The institution and its employees also spend plenty of time working in the community and helping residents — whether they’re members or not — get on the right financial path.

“We want to help our members, and members of the community, plan for their futures, build savings, and save money on interest rates,” Dwyer said.

For its dedication to the people of Kentucky, Service One Credit Union has earned our Editor’s Choice™ Award for Community Commitment.

Taking Financial Education to the Next Generation

One might expect that Service One would focus on education, given its beginnings as a university institution. And it expands on that collegiate service to provide financial literacy resources to younger students in the area.

It teaches young students early lessons on money management through its Junior Achievement program. During the in-class presentations, Service One employees provide students with financial literacy materials and leave them with a dose of savings inspiration.

“The kids are really interested,” Dwyer said. “We bring them change purses and teach them how to start saving because we want to help them build a foundation for their future.”

Service One also helps teachers stock their classrooms with supplies, thanks to teacher grants worth $250 that the institution awards each school year. The credit union funds these grants through another kind gesture that it offers to its members.

Photo of Service One Credit Union employee helping student

Lisa Sneed, Marketing and Member Development Specialist teaches students financial lessons in their classrooms.

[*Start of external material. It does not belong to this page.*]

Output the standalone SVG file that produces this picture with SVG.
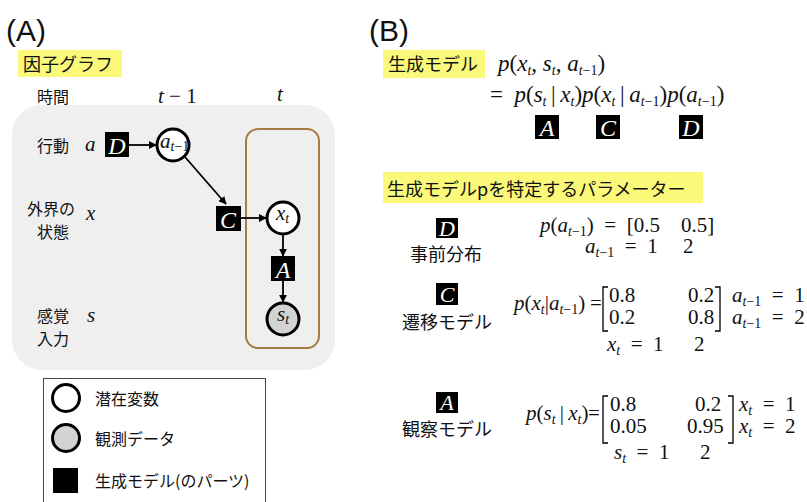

“We do ‘Skip a Payment’ twice a year,” Dwyer said. “Members can pay $15 and skip a loan payment. We do that in the summer and then again around the holidays. Each $15 we collect helps to fund our scholarships and teacher grants.”

The institution designed that payment skipping feature to help members during times of the year when money can get tight, and spending can increase.

“This helps our members if they’re running short on vacation or holiday funds. But it also provides for students and teachers by giving them scholarships and grants,” Dwyer said. “We see that as a win-win.”

In recent years, the credit union has expanded its scholarship program to high school seniors who want to further their education — at Western Kentucky University or at a technical college.

“Students can submit an application and our team will review it, blindly, so we don’t know who they are,” Dwyer said. “Those scholarships can go a long way in helping students pay for their education.”

Initiatives Help Schools, Charities, and the Environment

Although education remains close to Service One’s heart, the credit union doesn’t limit its efforts to teaching. The institution raises funds — and awareness — for several worthy organizations through its charitable partnerships and community service.

“We work with a lot of local charities that don’t get the same attention that bigger national charities do,” Dwyer said. “Some of these groups can have a hard time raising funds, so we try to help them get more attention within the community.”

One way Service One raises funds is through its Shred Day, when community members — not just credit union members — can destroy documents with sensitive information. The credit union collects donations during the day with all proceeds going to the Center for Courageous Kids, a Kentucky charity that provides free camping experiences to children with life-threatening illnesses.

Photo of Service One employees at Shred Day

Service One Shred Days benefit the children at Kentucky’s Center for Courageous Kids.

“It’s a very important organization that we’re proud to work with,” Dwyer said. “These children can go and have fun for a week and get to know and relate to other children who have the same illness.”

The institution also works closely with environmental causes, including its own green initiative at its main branch on Campbell Lane in Bowling Green.

“The addition was built to be geothermal, and we sell some of our electricity back to the local electric company,” Dwyer said. “The roof is sustainable and helps with the cooling effect of the building.”

And Service One offers tips to help area residents positively impact the environment. Dwyer said the goal is to further the not-for-profit’s mission of making the local community a better place.

Core Service Upgrades Expected to Make Banking Easier

Service One is nearing completion on several essential upgrades to its core services and its website that Dwyer said would substantially improve member experience.

“We’re investing a lot of money in a major core upgrade and new digital products that we hope to release around March of 2020,” Dwyer said. “We also released a new user-friendly website in September that’s easier to navigate.”

The credit union’s website also includes educational modules and a host of calculators and web tools that make researching and learning about finance easier. And Dwyer said the new upgrades will make those tools even more intuitive.

Photo of Service One branch

Service One offers financial literacy resources to South Central Kentucky communities.

“They are excellent walk-throughs for people who may be new to finance, have bad credit, or not understand information related to finance,” she said. “They can learn about things like credit cards, the rates and terms involved, and how to take care of their financial resources.”

Service One Credit Union remains steadfast in its mission to educate its community and help improve the lives of the people who keep Bowling Green moving. And it is committed to helping anyone — including school children, college students, adults, and non-members — who want to improve their finances.

“Over the next year, we want to focus on getting some of the younger people into the credit union and make it easier for them,” Dwyer said. “And our new digital products and website will make things a lot faster and easier to understand.”